For the volunteers, the calculus is straightforward. They get professional guidance, free classes, and medical attention. They also contribute to knowledge that could eventually help thousands of other people with the same condition figure out whether yoga is worth their time. The study is recruiting now, and the commitment is four months of showing up three times a week. For someone with high blood pressure looking for a way to become more active under professional supervision, with nothing to lose financially, it is an open door.
Notable Quotes
The study investigates the effects of regular yoga practice on cardiovascular health, nervous system function, mental health, and cognitive function in people with hypertension.— UFSC research program description
The Hearth Conversation Another angle on the story
Why does a university need to study yoga and high blood pressure?

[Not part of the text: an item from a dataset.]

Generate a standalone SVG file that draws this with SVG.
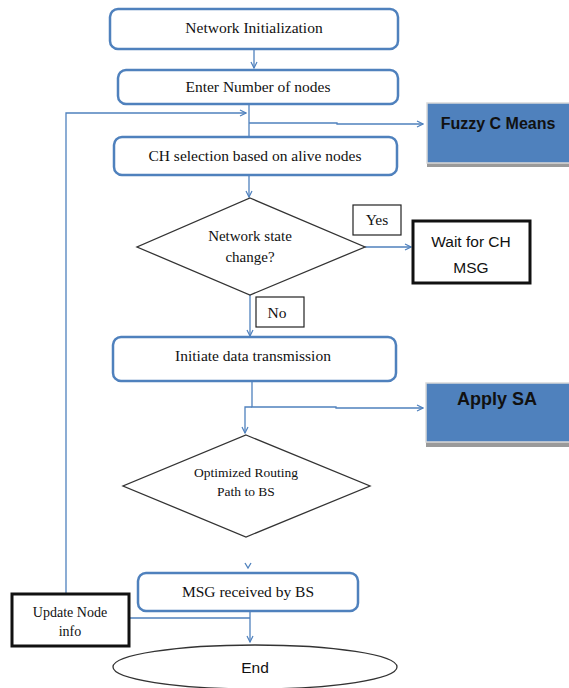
<svg xmlns="http://www.w3.org/2000/svg" width="569" height="688" viewBox="0 0 569 688">
<defs>
<marker id="ah" markerWidth="8" markerHeight="8" refX="7" refY="4" orient="auto" markerUnits="userSpaceOnUse">
<path d="M1,1 L7,4 L1,7" fill="none" stroke="#4f81bd" stroke-width="1.2"/>
</marker>
</defs>
<style>
.rbox{fill:#fff;stroke:#4f81bd;stroke-width:2.5}
.dia{fill:#fff;stroke:#333;stroke-width:1.3}
.bbox{fill:#fff;stroke:#111;stroke-width:3}
.lbl{fill:#fff;stroke:#222;stroke-width:1.2}
.blue{fill:#4f81bd;stroke:#d9d9d9;stroke-width:1.5}
.sh{fill:#9a9a9a}
.serif{font-family:"Liberation Serif","Times New Roman",serif;font-size:15.5px;fill:#111;text-anchor:middle}
.sans{font-family:"Liberation Sans",Arial,sans-serif;font-size:15.5px;fill:#111;text-anchor:middle}
.bold{font-family:"Liberation Sans",Arial,sans-serif;font-size:16px;font-weight:bold;fill:#111;text-anchor:middle}
.conn{fill:none;stroke:#4f81bd;stroke-width:1.3}
</style>

<g id="connectors">
<path class="conn" d="M254,49 V68" marker-end="url(#ah)"/>
<path class="conn" d="M249,104 V136"/>
<path class="conn" d="M66,593 V113 H246" marker-end="url(#ah)"/>
<path class="conn" d="M249,123 H337 V124 H423" marker-end="url(#ah)"/>
<path class="conn" d="M249,175 V197" marker-end="url(#ah)"/>
<path class="conn" d="M365,247 H411" marker-end="url(#ah)"/>
<path class="conn" d="M250,295 V336" marker-end="url(#ah)"/>
<path class="conn" d="M252,381 V407 H336 V408 H423" marker-end="url(#ah)"/>
<path class="conn" d="M252,407 H245 V433" marker-end="url(#ah)"/>
<path class="conn" d="M245,563 L248,568 L251,563"/>
<path class="conn" d="M250,593 V642" marker-end="url(#ah)"/>
<path class="conn" d="M129,618 H250"/>
</g>

<g id="n1"><rect class="rbox" x="110" y="9" width="288" height="40" rx="8"/><text class="serif" x="254" y="33">Network Initialization</text></g>
<g id="n2"><rect class="rbox" x="118" y="70" width="280" height="34" rx="8"/><text class="serif" x="258" y="92">Enter Number of nodes</text></g>
<g id="fcm"><rect class="sh" x="427" y="163" width="142" height="4"/><rect class="blue" x="427" y="103" width="150" height="60"/><text class="bold" x="498" y="129">Fuzzy C Means</text></g>
<g id="n3"><rect class="rbox" x="114" y="137" width="283" height="38" rx="8"/><text class="serif" x="255" y="161">CH selection based on alive nodes</text></g>
<g id="d1"><polygon class="dia" points="250,198 365,247 250,295 137,247"/><text class="serif" x="250" y="241" style="font-size:15px">Network state</text><text class="serif" x="250" y="262" style="font-size:15px">change?</text></g>
<g id="yes"><rect class="lbl" x="353" y="205" width="48" height="30"/><text class="serif" x="377" y="225">Yes</text></g>
<g id="wait"><rect class="bbox" x="413" y="221" width="117" height="62"/><text class="sans" x="471" y="247">Wait for CH</text><text class="sans" x="471" y="273">MSG</text></g>
<g id="no"><rect class="lbl" x="256" y="297" width="48" height="30"/><text class="serif" x="277" y="318">No</text></g>
<g id="n4"><rect class="rbox" x="113" y="337" width="283" height="44" rx="8"/><text class="serif" x="253" y="361">Initiate data transmission</text></g>
<g id="sa"><rect class="sh" x="426" y="442" width="143" height="5"/><rect class="blue" x="426" y="383" width="150" height="59"/><text class="bold" x="497" y="405" style="font-size:18px">Apply SA</text></g>
<g id="d2"><polygon class="dia" points="246,435 370,486 246,537 123,486"/><text class="serif" x="246" y="477" style="font-size:13.5px">Optimized Routing</text><text class="serif" x="246" y="496" style="font-size:13.5px">Path to BS</text></g>
<g id="n5"><rect class="rbox" x="138" y="573" width="220" height="38" rx="8"/><text class="serif" x="248" y="597">MSG received by BS</text></g>
<g id="upd"><rect class="bbox" x="12" y="594" width="117" height="52"/><text class="serif" x="70" y="617" style="font-size:14px">Update Node</text><text class="serif" x="70" y="636" style="font-size:14px">info</text></g>
<g id="end"><ellipse cx="255" cy="667" rx="142" ry="22" fill="#fff" stroke="#333" stroke-width="1.3"/><text class="sans" x="255" y="673">End</text></g>
</svg>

Isn't that already well understood?
Not really. There's a lot of anecdotal evidence that yoga helps, but rigorous clinical trials—the kind where you randomly assign people to yoga or a control group and measure what actually happens—are still relatively rare. This study is designed to measure specific things: blood pressure itself, how the nervous system responds, mental health, cognitive function. That precision matters.
Who exactly can sign up?
Adults 40 and older, any gender, who have high blood pressure and are taking up to three medications for it. The key requirement is that they haven't been exercising regularly for at least six months. So they're looking for people whose blood pressure is controlled by medicine but who are sedentary.
What's the actual time commitment?
Three yoga classes a week for four months. That's it. Plus an initial health evaluation and a final one. The classes are supervised by trained instructors, so you're not just showing up to a YouTube video.
And there's no cost?
None. Classes are free, evaluations are free, the exercise prescription is free. The university covers it all as part of the research.
So what's the catch?
There isn't one, really. The catch is that you're contributing data to a study. Your results—how your blood pressure changes, how you feel, how you perform on cognitive tests—becomes part of the research. But that's the whole point. The researchers need volunteers to answer the question of whether yoga actually works for people with hypertension.
And if it does work?
Then there's evidence that people with high blood pressure have another tool besides medication. That matters because not everyone tolerates blood pressure drugs well, and not everyone wants to be on multiple medications if they don't have to be.